Before the Great Depression of the 1930s, most mortgages were "straight" short-term mortgages, requiring payments of interest and lump-sum principal, with the result that when incomes dropped, many borrowers lost their properties. That risk is minimized today because commercial lenders take fully amortized mortgages, in which part of the periodic payment applies first to interest and then to principal, with the balance reduced to zero at the end of the term.
Several agencies of the federal government have assisted the mortgage market by infusion of capital and by guarantees of repayment of mortgages. The Federal Housing Administration made possible purchases of real estate at low interest rates and with low down payments. The Veterans Administration also guarantees home loans to certain veterans on favorable terms. Both agencies contributed greatly to the growth of the housing market after World War II. In the late 1950s, private corporations began insuring repayment of conventional mortgages.
The Government National Mortgage Association (Ginnie Mae), created by the U.S. government in 1968, makes possible trading in mortgages by investors by guaranteeing mortgages-backed securities.
The Federal National Mortgage Association (Fannie Mae) is a private corporation, chartered by the U.S. government, that bolsters the supply of funds for home mortgages by buying mortgages from banks, insurance companies, and savings and loans.

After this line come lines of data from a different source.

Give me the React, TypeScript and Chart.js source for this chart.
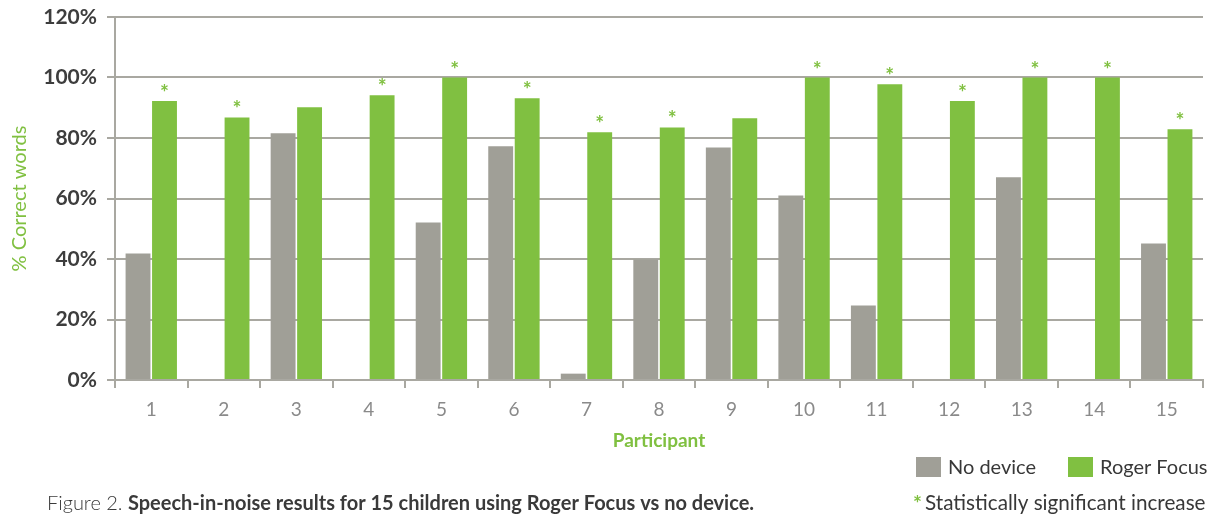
import React, { useEffect, useRef } from "react";
import { Chart, registerables } from "chart.js";

Chart.register(...registerables);

const participants = ["1", "2", "3", "4", "5", "6", "7", "8", "9", "10", "11", "12", "13", "14", "15"];
const noDevice = [41.8, 0, 81.6, 0, 52.1, 77.3, 2.1, 39.8, 76.9, 61.0, 24.6, 0, 67.0, 0, 45.1];
const rogerFocus = [92.2, 86.8, 90.2, 94.1, 100, 93.1, 81.9, 83.5, 86.5, 100, 97.8, 92.2, 100, 100, 82.9];
const significant = [true, true, false, true, true, true, true, true, false, true, true, true, true, true, true];
const seriesNames = ["No device", "Roger Focus"];
const yTitle = "% Correct words";
const xTitle = "Participant";
const captionLead = "Figure 2.";
const captionBody = "Speech-in-noise results for 15 children using Roger Focus vs no device.";
const sigNote = "Statistically significant increase";

const GRAY = "#a09f97";
const GREEN = "#80c041";
const GRID = "#a9a8a1";
const FONT = "Lato, 'Open Sans', sans-serif";

const overlayPlugin = {
  id: "overlay",
  afterDatasetsDraw(chart: any) {
    const ctx = chart.ctx;
    const meta = chart.getDatasetMeta(1);
    ctx.save();
    ctx.fillStyle = GREEN;
    ctx.font = `bold 21px ${FONT}`;
    ctx.textAlign = "center";
    ctx.textBaseline = "alphabetic";
    meta.data.forEach((bar: any, i: number) => {
      if (significant[i]) ctx.fillText("*", bar.x, bar.y - 1);
    });
    ctx.restore();
  },
  afterDraw(chart: any) {
    const ctx = chart.ctx;
    ctx.save();
    ctx.textBaseline = "alphabetic";
    ctx.textAlign = "left";
    // legend
    ctx.fillStyle = GRAY;
    ctx.fillRect(916, 457, 25, 20);
    ctx.fillStyle = GREEN;
    ctx.fillRect(1068, 457, 25, 20);
    ctx.fillStyle = "#383838";
    ctx.font = `20px ${FONT}`;
    ctx.fillText(seriesNames[0], 948, 474);
    ctx.fillText(seriesNames[1], 1100, 474);
    // significance note
    ctx.fillStyle = GREEN;
    ctx.font = `bold 21px ${FONT}`;
    ctx.fillText("*", 913, 511);
    ctx.fillStyle = "#383838";
    ctx.font = `20.7px ${FONT}`;
    ctx.fillText(sigNote, 925, 510);
    // caption
    ctx.fillStyle = "#3a3a3a";
    ctx.font = `300 20px ${FONT}`;
    ctx.fillText(captionLead, 47, 510);
    const w = ctx.measureText(captionLead + " ").width;
    ctx.font = `bold 20px ${FONT}`;
    ctx.fillText(captionBody, 47 + w, 510);
    ctx.restore();
  },
};

export default function App() {
  const ref = useRef<HTMLCanvasElement | null>(null);
  useEffect(() => {
    if (!ref.current) return;
    const chart = new Chart(ref.current, {
      type: "bar",
      data: {
        labels: participants,
        datasets: [
          {
            label: seriesNames[0],
            data: noDevice,
            backgroundColor: GRAY,
            borderWidth: 0,
            categoryPercentage: 0.73,
            barPercentage: 0.94,
          },
          {
            label: seriesNames[1],
            data: rogerFocus,
            backgroundColor: GREEN,
            borderWidth: 0,
            categoryPercentage: 0.73,
            barPercentage: 0.94,
          },
        ],
      },
      options: {
        responsive: false,
        animation: false,
        layout: { padding: { top: 17, right: 19, left: 0, bottom: 0 } },
        plugins: {
          legend: { display: false },
          tooltip: { enabled: false },
        },
        scales: {
          x: {
            afterFit: (s: any) => {
              s.height = 134;
            },
            grid: {
              offset: true,
              drawOnChartArea: false,
              drawTicks: true,
              tickLength: 8,
              color: GRID,
              lineWidth: 2,
            },
            border: { display: true, color: GRID, width: 2 },
            ticks: {
              color: "#8a8a8a",
              font: { family: FONT, size: 19 },
              padding: 10,
            },
            title: {
              display: true,
              text: xTitle,
              color: GREEN,
              font: { family: FONT, size: 19, weight: "bold" },
              padding: { top: 0, bottom: 62 },
            },
          },
          y: {
            min: 0,
            max: 120,
            afterFit: (s: any) => {
              s.width = 115;
              s.paddingTop = 0;
              s.paddingBottom = 0;
            },
            grid: {
              color: GRID,
              lineWidth: 2,
              drawTicks: true,
              tickLength: 8,
            },
            border: { display: true, color: GRID, width: 2 },
            ticks: {
              stepSize: 20,
              color: "#3d3d3d",
              font: { family: FONT, size: 21, weight: "bold" },
              padding: 10,
              callback: (v: any) => `${v}%`,
            },
            title: {
              display: true,
              text: yTitle,
              color: GREEN,
              font: { family: FONT, size: 20 },
              padding: { top: 8, bottom: 0 },
            },
          },
        },
      },
      plugins: [overlayPlugin],
    });
    return () => chart.destroy();
  }, []);
  return (
    <div style={{ position: "fixed", left: 0, top: 0, width: 1222, height: 514, background: "#fff" }}>
      <canvas ref={ref} width={1222} height={514} style={{ display: "block" }} />
    </div>
  );
}
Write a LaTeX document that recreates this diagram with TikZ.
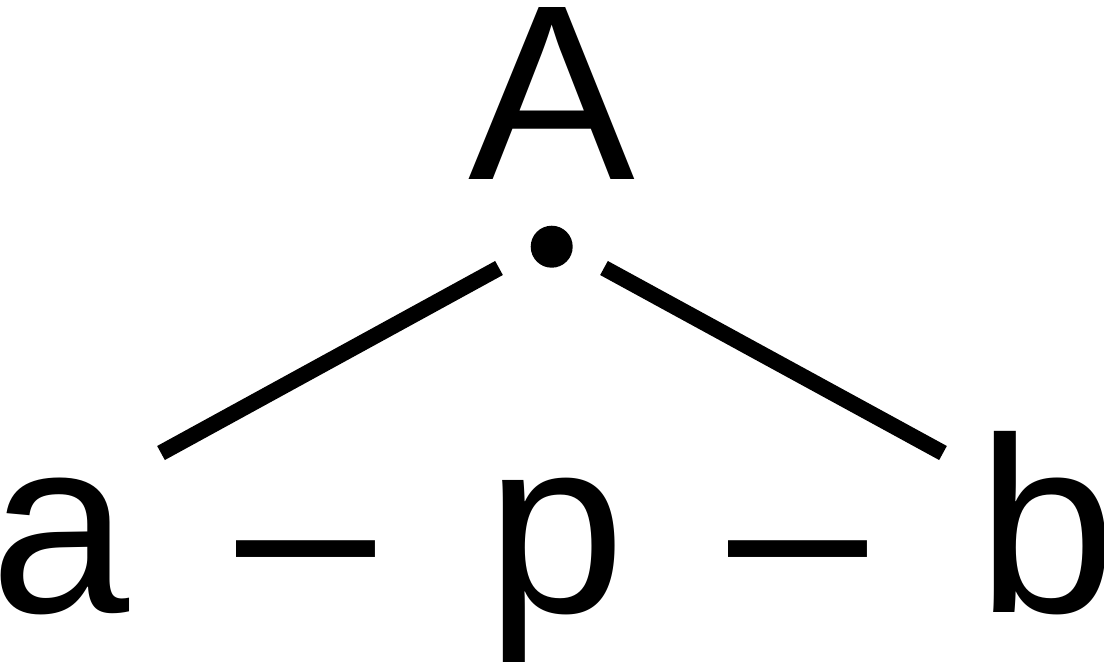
\documentclass[tikz,border=0pt]{standalone}
\usepackage{fontspec}
\setmainfont{Liberation Sans}
\usepackage{tikz}

\begin{document}
\begin{tikzpicture}[x=0.5pt,y=-0.5pt]
\tikzset{
  letter/.style={inner sep=0,anchor=base,font=\fontsize{125}{150}\selectfont},
  bond/.style={line width=8pt}
}
\useasboundingbox (0,0) rectangle (1104,661);
\node[letter] (A) at (551.5,179) {A};
\node[shape=circle,fill=black,inner sep=0,minimum size=21pt] (dot) at (551.7,246.7) {};
\node[letter] (a) at (60,612) {a};
\node[letter] (d1) at (306.5,612) {–};
\node[letter] (p) at (556,612) {p};
\node[letter] (d2) at (798,612) {–};
\node[letter] (b) at (1047,612) {b};
\coordinate (dl) at (499,268);
\coordinate (dr) at (604,268);
\coordinate (al) at (161,453);
\coordinate (br) at (943,453);
\draw[bond] (dl)--(al);
\draw[bond] (dr)--(br);
\end{tikzpicture}
\end{document}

Inflation in the 1970s made long-term fixed-rate mortgages less attractive to lenders. In response, lenders devised three types of mortgage loans that enable the rate of interest to vary in case of rises in rates: the variable-rate mortgage, graduated payment mortgage, and adjustable-rate mortgages. These mortgages are offered at initial interest rates that are somewhat lower than those for twenty- to thirty-year fixed-rate mortgages.
Home equity loans are typically second mortgages to the holder of the first mortgage, advancing funds based on a percentage of the owner's equity, that is, the amount by which the value of the real estate exceeds the first mortgage balance.